Mich erinnert das derzeitige Verhalten sehr stark an den "Schweinezyklus".
Ich bin zur Zeit sehr überrascht, wie viele Menschen morgens eben KEINEN privaten Zeitungsfunk hören. sondern hier in NRW auf WDR5 geschaltet haben. Keine Elite, keine Freaks, sondern Menschen, denen das dümmliche Gesabber auf den Nerv gegangen ist.
Erwartet der Hörer nicht von einem Rundfunkprogramm einen gewissen Mehrwert? Wenn es nur um Musik gehen würde, so gab und gibt es durchaus ander Möglichkeiten. Um ein Programm interessant zu machen gehören sowohl Informationen als auch eine qualitativ hochwertige Präsentation dazu. - Wie sieht es aber derzeit aus? Die Informationen sind gegen Null gefahren und die Präsentation ist dermaßen austauschbar, so dass der Hören, wenn nicht nach jedem zweiten oder dritten Titel käme "Sie hören Radio XY..." gar nicht wüsste, welchem Sender er lauscht.
Und Wort ist nicht gelich Wort. - Wenn die Präsentatorin/der Präsentator nicht in der Lage ist, aus einer Meldung eine entsprechende Geschichte zu machen, so hat er den Beruf verfehlt. Es genügt eben nicht, wie schon oft erlebt, das abzulesen, was der Hörer wortwörtlich zum Beispiel im Videotext oder im Internet lesen kann.
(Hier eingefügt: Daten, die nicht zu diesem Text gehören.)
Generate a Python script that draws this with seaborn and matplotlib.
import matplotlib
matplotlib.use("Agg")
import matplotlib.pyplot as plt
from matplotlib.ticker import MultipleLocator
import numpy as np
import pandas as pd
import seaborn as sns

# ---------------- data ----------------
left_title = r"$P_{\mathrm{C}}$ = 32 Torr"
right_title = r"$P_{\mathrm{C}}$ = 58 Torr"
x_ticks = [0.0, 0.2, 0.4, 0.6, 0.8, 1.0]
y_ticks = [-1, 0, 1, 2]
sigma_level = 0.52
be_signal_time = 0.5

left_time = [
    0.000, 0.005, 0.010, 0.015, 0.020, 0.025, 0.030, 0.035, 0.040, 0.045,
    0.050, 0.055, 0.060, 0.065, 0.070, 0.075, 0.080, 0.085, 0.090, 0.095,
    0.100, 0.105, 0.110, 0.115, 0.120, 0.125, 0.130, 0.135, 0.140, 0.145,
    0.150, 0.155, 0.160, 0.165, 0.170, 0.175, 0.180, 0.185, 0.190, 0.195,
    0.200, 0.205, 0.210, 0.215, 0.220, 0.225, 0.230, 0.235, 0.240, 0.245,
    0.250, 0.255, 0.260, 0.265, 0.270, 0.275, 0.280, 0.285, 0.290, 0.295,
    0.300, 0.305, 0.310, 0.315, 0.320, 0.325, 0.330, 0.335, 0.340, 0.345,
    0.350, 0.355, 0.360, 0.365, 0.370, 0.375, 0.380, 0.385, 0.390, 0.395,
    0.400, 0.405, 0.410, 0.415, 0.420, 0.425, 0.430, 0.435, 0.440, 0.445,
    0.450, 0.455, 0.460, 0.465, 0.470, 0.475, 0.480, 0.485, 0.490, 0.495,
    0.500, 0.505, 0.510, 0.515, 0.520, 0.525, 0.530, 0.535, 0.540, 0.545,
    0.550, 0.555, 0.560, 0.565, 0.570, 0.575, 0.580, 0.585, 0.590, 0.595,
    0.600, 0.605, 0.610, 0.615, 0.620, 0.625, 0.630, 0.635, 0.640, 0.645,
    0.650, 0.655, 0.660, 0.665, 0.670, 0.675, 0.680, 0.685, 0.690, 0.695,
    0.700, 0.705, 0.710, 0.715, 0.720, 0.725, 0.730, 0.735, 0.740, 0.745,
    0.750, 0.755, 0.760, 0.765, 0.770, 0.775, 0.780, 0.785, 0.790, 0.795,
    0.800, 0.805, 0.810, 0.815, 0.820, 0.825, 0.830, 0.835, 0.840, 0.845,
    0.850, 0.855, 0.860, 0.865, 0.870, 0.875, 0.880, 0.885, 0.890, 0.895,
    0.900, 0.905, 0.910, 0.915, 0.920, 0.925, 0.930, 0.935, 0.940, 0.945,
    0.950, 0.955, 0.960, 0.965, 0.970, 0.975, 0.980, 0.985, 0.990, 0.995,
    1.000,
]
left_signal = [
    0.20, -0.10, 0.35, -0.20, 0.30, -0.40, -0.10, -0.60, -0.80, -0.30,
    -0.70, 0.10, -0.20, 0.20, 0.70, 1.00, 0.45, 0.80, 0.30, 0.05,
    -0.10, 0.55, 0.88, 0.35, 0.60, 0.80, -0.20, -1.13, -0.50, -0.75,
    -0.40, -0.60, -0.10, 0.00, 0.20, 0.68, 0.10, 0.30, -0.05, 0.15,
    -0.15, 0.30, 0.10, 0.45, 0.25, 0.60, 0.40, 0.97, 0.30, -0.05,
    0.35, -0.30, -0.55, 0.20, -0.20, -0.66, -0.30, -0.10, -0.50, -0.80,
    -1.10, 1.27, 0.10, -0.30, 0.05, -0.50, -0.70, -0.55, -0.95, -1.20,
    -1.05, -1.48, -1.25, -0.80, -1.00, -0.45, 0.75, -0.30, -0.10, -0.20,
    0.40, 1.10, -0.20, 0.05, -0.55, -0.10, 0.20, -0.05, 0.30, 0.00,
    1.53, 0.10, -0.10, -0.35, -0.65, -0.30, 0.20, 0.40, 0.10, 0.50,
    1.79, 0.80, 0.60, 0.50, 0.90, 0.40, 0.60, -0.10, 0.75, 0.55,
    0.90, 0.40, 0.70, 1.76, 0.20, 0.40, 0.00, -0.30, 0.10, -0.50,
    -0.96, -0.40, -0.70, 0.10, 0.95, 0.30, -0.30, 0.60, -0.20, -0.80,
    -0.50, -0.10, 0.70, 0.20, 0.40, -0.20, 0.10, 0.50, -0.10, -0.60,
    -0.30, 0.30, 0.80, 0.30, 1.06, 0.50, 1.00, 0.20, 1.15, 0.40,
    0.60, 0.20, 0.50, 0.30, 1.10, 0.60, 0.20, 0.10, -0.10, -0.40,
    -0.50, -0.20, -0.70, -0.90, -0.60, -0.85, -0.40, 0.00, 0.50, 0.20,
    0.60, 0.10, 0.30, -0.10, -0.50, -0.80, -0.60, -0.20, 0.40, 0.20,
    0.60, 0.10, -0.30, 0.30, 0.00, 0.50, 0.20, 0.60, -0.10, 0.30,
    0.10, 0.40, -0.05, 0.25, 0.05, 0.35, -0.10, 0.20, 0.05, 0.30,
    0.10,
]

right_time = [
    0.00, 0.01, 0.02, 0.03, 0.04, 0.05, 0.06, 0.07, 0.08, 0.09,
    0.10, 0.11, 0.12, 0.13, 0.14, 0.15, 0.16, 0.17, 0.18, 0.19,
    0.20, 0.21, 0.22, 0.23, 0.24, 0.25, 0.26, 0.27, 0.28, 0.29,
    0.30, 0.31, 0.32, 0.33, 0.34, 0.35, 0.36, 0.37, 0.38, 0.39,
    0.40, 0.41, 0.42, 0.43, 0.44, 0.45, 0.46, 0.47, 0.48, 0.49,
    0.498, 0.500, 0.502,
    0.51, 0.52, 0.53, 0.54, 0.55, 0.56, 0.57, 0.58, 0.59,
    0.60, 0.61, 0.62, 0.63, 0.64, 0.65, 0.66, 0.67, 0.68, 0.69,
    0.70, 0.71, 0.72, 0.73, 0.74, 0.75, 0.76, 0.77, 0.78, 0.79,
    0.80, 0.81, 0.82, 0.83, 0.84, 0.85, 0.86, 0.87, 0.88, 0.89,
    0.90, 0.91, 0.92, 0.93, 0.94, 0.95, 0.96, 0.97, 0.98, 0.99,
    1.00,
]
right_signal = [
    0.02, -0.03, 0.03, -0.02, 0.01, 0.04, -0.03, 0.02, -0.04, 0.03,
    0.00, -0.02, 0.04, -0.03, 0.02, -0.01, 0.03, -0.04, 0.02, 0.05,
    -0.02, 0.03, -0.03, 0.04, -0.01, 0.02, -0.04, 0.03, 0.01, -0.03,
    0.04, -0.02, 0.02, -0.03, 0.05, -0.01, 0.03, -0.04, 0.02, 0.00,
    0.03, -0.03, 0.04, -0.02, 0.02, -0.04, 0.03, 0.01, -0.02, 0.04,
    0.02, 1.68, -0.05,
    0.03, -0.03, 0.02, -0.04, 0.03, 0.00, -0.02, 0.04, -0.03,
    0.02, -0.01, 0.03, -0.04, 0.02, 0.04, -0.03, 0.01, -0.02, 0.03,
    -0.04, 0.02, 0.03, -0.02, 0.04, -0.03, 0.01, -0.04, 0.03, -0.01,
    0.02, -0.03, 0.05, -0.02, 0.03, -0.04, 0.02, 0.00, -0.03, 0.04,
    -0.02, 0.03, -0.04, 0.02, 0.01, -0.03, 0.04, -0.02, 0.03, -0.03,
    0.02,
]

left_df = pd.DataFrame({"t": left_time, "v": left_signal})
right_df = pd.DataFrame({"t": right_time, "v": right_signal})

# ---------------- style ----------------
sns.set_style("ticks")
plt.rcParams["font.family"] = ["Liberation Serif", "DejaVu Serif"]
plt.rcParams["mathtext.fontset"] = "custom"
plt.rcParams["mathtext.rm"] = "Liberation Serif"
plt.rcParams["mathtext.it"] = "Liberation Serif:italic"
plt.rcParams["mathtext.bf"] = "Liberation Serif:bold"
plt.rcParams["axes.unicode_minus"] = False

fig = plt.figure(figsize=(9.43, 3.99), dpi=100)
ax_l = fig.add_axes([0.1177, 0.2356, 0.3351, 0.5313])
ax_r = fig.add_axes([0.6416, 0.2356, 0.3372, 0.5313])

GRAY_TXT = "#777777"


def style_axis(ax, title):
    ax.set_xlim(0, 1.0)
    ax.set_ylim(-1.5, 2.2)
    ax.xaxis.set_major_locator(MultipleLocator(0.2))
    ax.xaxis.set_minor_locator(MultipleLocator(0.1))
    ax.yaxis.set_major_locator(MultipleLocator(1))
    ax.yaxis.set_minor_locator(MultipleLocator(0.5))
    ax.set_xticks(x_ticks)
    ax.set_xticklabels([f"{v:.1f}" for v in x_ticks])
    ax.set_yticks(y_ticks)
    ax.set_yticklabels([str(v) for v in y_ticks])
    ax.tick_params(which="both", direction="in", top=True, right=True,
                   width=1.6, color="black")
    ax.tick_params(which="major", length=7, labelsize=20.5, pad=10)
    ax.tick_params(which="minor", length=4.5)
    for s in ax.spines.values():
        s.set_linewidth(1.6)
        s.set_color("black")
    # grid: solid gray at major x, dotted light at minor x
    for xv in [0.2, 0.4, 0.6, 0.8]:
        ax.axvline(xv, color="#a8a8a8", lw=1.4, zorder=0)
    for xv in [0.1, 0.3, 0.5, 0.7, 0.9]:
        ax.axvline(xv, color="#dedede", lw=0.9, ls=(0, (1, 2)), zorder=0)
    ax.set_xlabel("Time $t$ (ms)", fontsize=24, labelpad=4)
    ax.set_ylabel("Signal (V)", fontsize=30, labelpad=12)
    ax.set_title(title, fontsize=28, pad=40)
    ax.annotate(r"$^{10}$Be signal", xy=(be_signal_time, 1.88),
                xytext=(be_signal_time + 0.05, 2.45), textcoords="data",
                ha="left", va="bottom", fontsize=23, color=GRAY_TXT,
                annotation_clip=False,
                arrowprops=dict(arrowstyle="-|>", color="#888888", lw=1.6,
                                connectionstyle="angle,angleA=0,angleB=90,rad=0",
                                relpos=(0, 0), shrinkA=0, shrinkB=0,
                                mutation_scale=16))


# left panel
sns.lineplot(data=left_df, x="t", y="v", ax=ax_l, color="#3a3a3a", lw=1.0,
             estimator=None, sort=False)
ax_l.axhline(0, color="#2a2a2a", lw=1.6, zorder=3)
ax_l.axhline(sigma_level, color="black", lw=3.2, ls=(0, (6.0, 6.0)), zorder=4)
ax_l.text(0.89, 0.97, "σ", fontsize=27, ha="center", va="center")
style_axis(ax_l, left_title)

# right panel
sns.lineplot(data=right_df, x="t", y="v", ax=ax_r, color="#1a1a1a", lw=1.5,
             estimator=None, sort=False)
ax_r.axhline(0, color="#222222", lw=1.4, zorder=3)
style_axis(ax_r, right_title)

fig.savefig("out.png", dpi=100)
Bei manchen zu hörenden Leuten (die dann auch noch vier und mehr Stunden zu ertragen sind) sei die Frage erlaubt, ob überhaupt noch eine Qualifikation und/oder eine gewisse stimmliche Ausstrahlung der Zielgruppe entsprechend notwendig ist, um auf Sendung zu gehen. - Was hier fehlt sind eindeutig Persönlichkeiten, die das Programm nach außen repräsentieren.
Und vier Stunden und mehr Moderation am Stück: Wer ist eigentlich auf die Idee gekommen? Morgens und in der Nacht mag das noch Sinn machen, wenn gute Leute eingesetzt werden. Aber bei vielen "Moderatorinnen/Moderatoren", die ein Programm verkaufen wollen und vor allem auch sollen, klingt es irgendwie schon nach kurzer Zeit sehr "gequält". Und das auf beiden Seiten: Der Hörer fühlt sich gequält von der Anmutung und beim Präsentator klingt es so, als würde ihn jemand quälen, dass er stundenlang On-Air zu sein hat.
Nun ist die Hörerschaft zwar vielschichtig und das war auch immer so, das will ich gar nicht abstreiten. Der einen Hörergruppe gefällt der eine Moderator besser als ein anderer Moderator. In gefühlten 80 % klingen aber die moderatorinnen/Moderatoren sowohl von der Anmutung als auch vom Inhalt (so denn von einem Inhalt gesprochen werden kann) der teilweise für außenstehenden ziel- und planlos gesprochenen Sätze wenn nicht gleich, do doch sehr, sehr ähnlich.
Früher hatte jeder Sender zumindest bei den Moderatoren "Leuchttürme", die auch über das Sendegebiet hinaus strahlten. Die vermisse ich bei einer Vielzahl der heutigen Sender. - Wie war es denn in meiner Jugend? Auf UKW empfangbar waren ohne großen Aufwand NDR 2, HR 3 und Bayern 3. Die Musik war bei allen drei Sendern ähnlich, ein Wechsel des Senders wäre also, wenn es nur um Musik gegangen wäre gar nicht notwendig gewesen. Trotzdem hatten alle drei Sender mehr als eine Persönlichkeit, die das Programm präsentierte, so dass es durchaus Sinn machte, zwischen den drei Sendern zu wechseln, wobei der Wechsel nicht während der Sendestunde erfolgte. Ach und da gab es ja noch Sender, da lohnte es sich sogar ein oder zwei Mal die Woche auf die Mittelwelle auszuweichen (um in Deutschland zu bleiben: Europawelle Saar). - Langweilig war es jedenfalls nicht zwischen 520 und 1605 kHz bzw. damals noch 87,5 und 100 MHz, und das auch noch bei entschieden weniger Senderauswahl!